Yes I have started to received filters for US1. I guess we’ll see EU1 tomorrow. The bloom size has gotten slightly smaller at 4099953.

However the deployment from v.1.99.3 to v1.101.3 is a lot faster than it was for v.1.95 to v.1.99 so hopefully the larger bloom filters will be standard soon.

Also moving to trash immediately and not after gc-filewalker completes is a great change!

Alexey · April 22, 2024, 5:07am

7 posts were split to a new topic: Name of trash folder is not corresponding the actual time of collection

elek · April 22, 2024, 7:43am

As a rule of thumb: don’t do downgrade. It’s usually not tested, and not safe.

It may happen very rarely, when we stop and rollback rollout. And it’s always scary.

During normal operation your node shouldn’t go back to 99 from 101. (rollout uses the nodeid to return with the same version all the time, until the seed is changed)

In this particular case: I assume 99 won’t see the new style of trash folders, they will remain there.

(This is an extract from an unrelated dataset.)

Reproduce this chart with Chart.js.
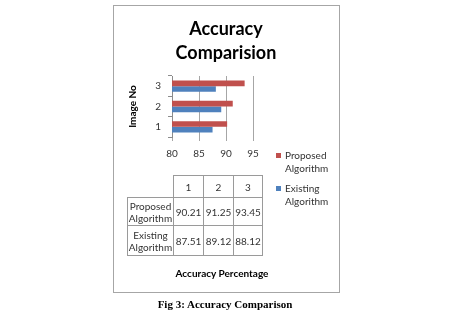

I am not sure if migration to new structure will work, if the process tries to migrate again, and new directories are already created. But may be…

elek · April 22, 2024, 7:46am

That’s a good news. It means that you don’t need the full bloom filter (you have less pieces). Which means that your false positive rate should be 0.1, as expected.

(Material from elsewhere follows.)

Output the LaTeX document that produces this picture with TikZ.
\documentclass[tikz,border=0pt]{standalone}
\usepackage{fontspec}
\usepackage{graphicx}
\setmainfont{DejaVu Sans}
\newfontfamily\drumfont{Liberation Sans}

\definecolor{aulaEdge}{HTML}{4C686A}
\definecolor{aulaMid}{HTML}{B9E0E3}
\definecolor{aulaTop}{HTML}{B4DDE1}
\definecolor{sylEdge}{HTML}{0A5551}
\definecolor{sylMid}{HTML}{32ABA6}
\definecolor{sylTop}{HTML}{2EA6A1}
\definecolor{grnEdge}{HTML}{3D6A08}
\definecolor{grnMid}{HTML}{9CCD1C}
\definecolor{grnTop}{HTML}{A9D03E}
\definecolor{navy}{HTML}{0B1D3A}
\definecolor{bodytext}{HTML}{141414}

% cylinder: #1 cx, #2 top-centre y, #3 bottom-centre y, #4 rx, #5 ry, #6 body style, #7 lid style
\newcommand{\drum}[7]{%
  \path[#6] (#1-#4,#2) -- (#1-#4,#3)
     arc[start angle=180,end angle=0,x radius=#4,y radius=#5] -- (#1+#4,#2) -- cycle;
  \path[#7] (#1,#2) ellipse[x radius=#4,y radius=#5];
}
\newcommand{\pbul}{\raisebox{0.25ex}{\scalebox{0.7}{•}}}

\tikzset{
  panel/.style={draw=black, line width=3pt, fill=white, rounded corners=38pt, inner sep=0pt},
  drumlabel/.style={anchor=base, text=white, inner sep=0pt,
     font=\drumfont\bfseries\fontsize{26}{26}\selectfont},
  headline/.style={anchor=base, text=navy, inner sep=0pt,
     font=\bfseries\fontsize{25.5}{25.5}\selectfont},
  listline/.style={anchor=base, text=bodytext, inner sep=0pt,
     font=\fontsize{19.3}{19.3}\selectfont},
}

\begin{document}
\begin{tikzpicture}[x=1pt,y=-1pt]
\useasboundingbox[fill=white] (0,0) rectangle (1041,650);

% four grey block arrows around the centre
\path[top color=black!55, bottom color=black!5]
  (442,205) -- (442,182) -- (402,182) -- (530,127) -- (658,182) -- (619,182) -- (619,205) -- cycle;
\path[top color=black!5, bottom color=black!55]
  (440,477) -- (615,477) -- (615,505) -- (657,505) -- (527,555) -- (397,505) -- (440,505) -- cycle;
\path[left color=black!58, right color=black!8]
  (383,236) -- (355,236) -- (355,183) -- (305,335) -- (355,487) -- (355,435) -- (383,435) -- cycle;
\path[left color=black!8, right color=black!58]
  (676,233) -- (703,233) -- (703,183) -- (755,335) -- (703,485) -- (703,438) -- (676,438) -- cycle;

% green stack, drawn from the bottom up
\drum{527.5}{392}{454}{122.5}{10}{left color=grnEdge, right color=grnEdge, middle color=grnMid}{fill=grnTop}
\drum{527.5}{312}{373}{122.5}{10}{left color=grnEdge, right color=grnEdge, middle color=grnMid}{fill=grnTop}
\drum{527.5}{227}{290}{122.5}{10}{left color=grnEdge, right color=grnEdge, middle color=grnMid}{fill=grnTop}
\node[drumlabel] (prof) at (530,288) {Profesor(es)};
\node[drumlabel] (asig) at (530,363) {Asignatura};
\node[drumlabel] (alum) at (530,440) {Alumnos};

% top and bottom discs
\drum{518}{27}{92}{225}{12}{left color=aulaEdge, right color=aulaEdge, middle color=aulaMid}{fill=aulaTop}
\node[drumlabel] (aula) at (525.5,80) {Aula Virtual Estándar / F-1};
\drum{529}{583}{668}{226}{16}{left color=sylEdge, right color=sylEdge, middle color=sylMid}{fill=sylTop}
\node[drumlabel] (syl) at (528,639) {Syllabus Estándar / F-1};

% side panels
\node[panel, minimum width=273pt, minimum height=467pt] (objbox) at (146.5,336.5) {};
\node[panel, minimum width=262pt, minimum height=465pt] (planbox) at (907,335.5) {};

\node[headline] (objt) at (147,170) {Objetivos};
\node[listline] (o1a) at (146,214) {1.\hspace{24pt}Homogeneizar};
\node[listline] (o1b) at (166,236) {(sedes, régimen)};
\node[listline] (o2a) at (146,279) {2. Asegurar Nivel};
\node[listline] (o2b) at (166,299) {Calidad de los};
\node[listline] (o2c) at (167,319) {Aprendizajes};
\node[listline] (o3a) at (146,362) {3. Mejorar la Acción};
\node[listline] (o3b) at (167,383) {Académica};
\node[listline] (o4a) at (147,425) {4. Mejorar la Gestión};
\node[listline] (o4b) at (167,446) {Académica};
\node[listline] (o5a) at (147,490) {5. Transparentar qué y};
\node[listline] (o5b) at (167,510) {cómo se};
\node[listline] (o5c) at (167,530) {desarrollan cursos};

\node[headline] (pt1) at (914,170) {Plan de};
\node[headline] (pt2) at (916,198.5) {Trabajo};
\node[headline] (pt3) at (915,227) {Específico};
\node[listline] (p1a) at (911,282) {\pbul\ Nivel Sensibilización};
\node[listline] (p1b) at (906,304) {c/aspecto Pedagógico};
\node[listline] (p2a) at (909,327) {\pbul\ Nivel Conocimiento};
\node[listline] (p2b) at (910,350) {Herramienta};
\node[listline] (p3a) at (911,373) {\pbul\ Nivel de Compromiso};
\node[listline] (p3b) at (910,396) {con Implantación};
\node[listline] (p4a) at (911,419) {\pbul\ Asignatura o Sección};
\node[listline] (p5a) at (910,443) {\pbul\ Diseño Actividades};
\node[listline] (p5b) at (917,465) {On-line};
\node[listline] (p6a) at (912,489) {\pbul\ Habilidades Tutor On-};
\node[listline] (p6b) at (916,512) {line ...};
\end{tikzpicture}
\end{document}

4100003 is the max limit, it is used only if the BF suggests a bigger optimal size. With a few millions of pieces, you may have smaller size. That’s normal.

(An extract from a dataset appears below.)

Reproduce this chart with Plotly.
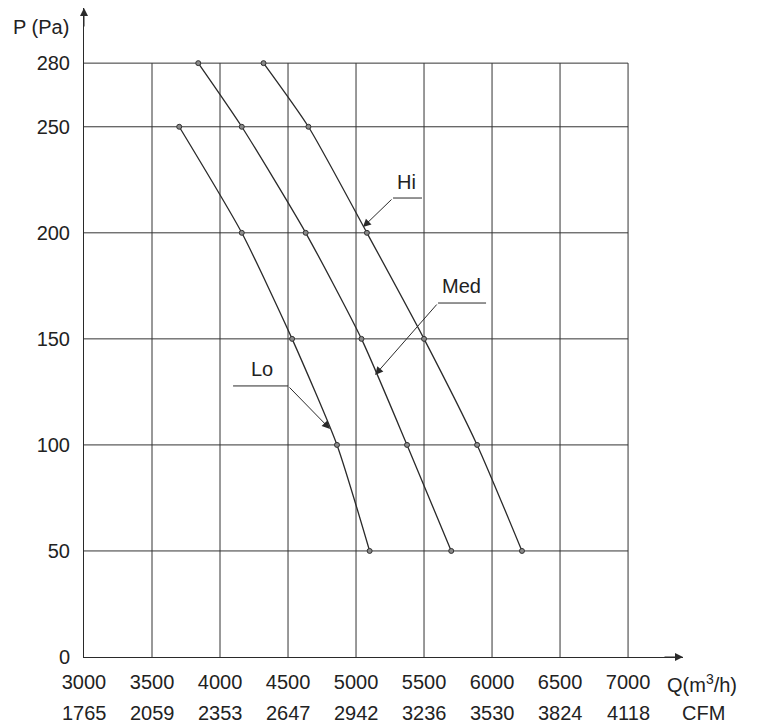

snorkel · April 22, 2024, 8:03am

I don’t downgrade manualy. It’s just happening when I change something in run command and I recreate the container. But luckely, all my nodes didn’t go back and stayed at 101 after restart.

BrightSilence · April 22, 2024, 11:39am

Unfortunately not the case for the node I’ve been monitoring for this. It seems this run cleaned up even less (which is to be expected since the node still receives new data, so the max size will get less sufficient over time). I won’t bother you too much, so I’ll just post my results after the last run, which still left more than 2TB of uncollected garbage. Let me know if you need my node ID to test the large bloom filters. This node has been updated to v1.101.3.